Note: I will use 24 V motor at 12 V supply only since the objective requires to keep 12 V as max control effort.

• You should ask how you can find your 24V motor's constants from a datasheet or a few simple measurements. May 20 at 3:28
• @TimWescott i was able to find motor's armature resistance using multimeter. As for Torque and back emf constants i found this link: seas.upenn.edu/~jiyuehe/rotary-inverted-pendulum/…, but to measure motor's angualr velocity i dont have tachometer and the encoders are not working right now and it might take a few days to get new ones. Is there any other way given my situation May 20 at 9:37
• My apologies. I forgot to mention that this is Stackexchange, which is a question and answer site, not a traditional forum. You should create a separate question. As for not having a tachometer -- try starting with the motor's rated speed at its rated voltage. That should get you an approximate answer. May 20 at 17:34
• @TimWescott so I can use motors rated 24v RPM mentioned to find(approximate) the torque, back emf constants? So as per the link it I provided in my earlier reply, it must be approx: 24/(3600*2π/60)? May 21 at 19:57

My question is will those three parameters really affect the system matrices that much? Or since every other parameter in system remains same except those 3 when I change motor, so even if I use the 12 V motor's electrical characteristics for 24 V motor also, meaning the same A, B, C, D matrices, I should still be able to balance the system?

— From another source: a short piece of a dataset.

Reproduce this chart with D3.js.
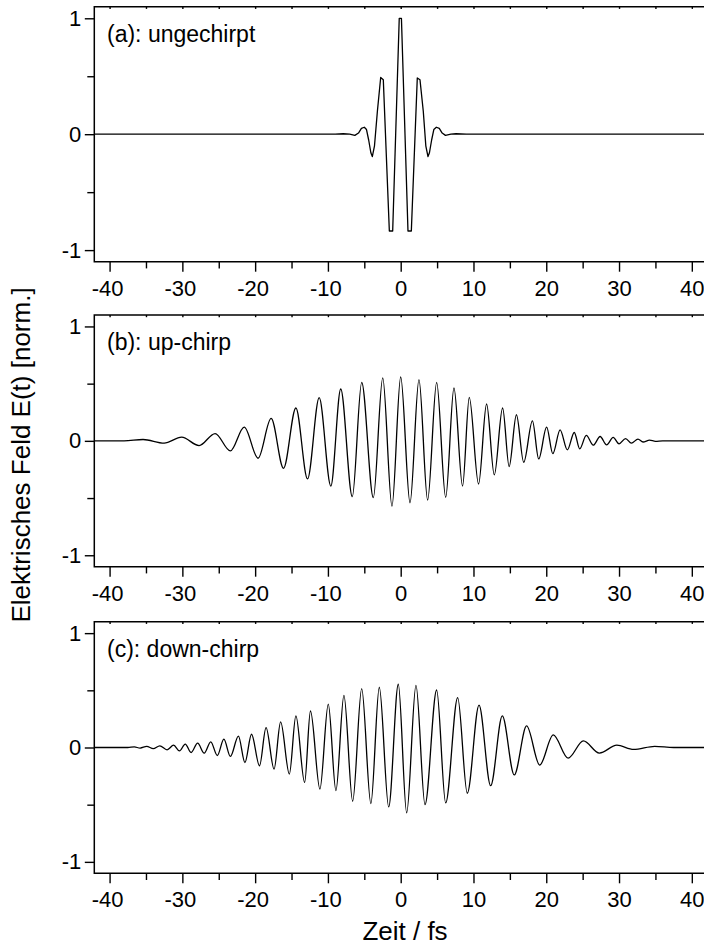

My first comment is that it's a lab - try it! See what happens. You can write lab reports (or entire research papers) on experiments that went wrong if you can explain why intuition would lead you to think one outcome would happen and the phenomena that's occurring that causes the unexpected outcome to happen.

Second comment is also that it's a lab, so if your question is:

My problem here is that for the 24 V rated motor I don't have those 3 parameters

1. motor torque constant;
2. motor back-emf constant;
3. motor armature resistance.

I'd encourage you to run the tests you need to run to calculate those parameters.

I've also spent about 10 years working professionally in simulation and would strongly encourage you to simulate your system. Matlab will give you a controller for your system, so try applying that controller to the same system, then vary the motor parameters (25% different, 50% different, etc.) but apply the same controller. See what the simulated/predicted impact is on performance. Try the experiment with the 12V motor and see how that compares with simulation. Try the 24V motor and see if you can estimate parameters by comparing actual performance to your simulated parameter variations. Measure the motor parameters and see how your estimates compare.

Labs are your chance to apply what you've learned to a real system. Sometimes those "frictionless" assumptions hold, sometimes they bite you. The motor speeds you can perfectly calculate are now noisy encoder readings. Your continuous systems are now discrete.

Go try it. See if you can use your knowledge to predict the outcomes before they happen, and if you find the experiment is surprising then think critically about the differences between reality and theory and explain why the results are surprising.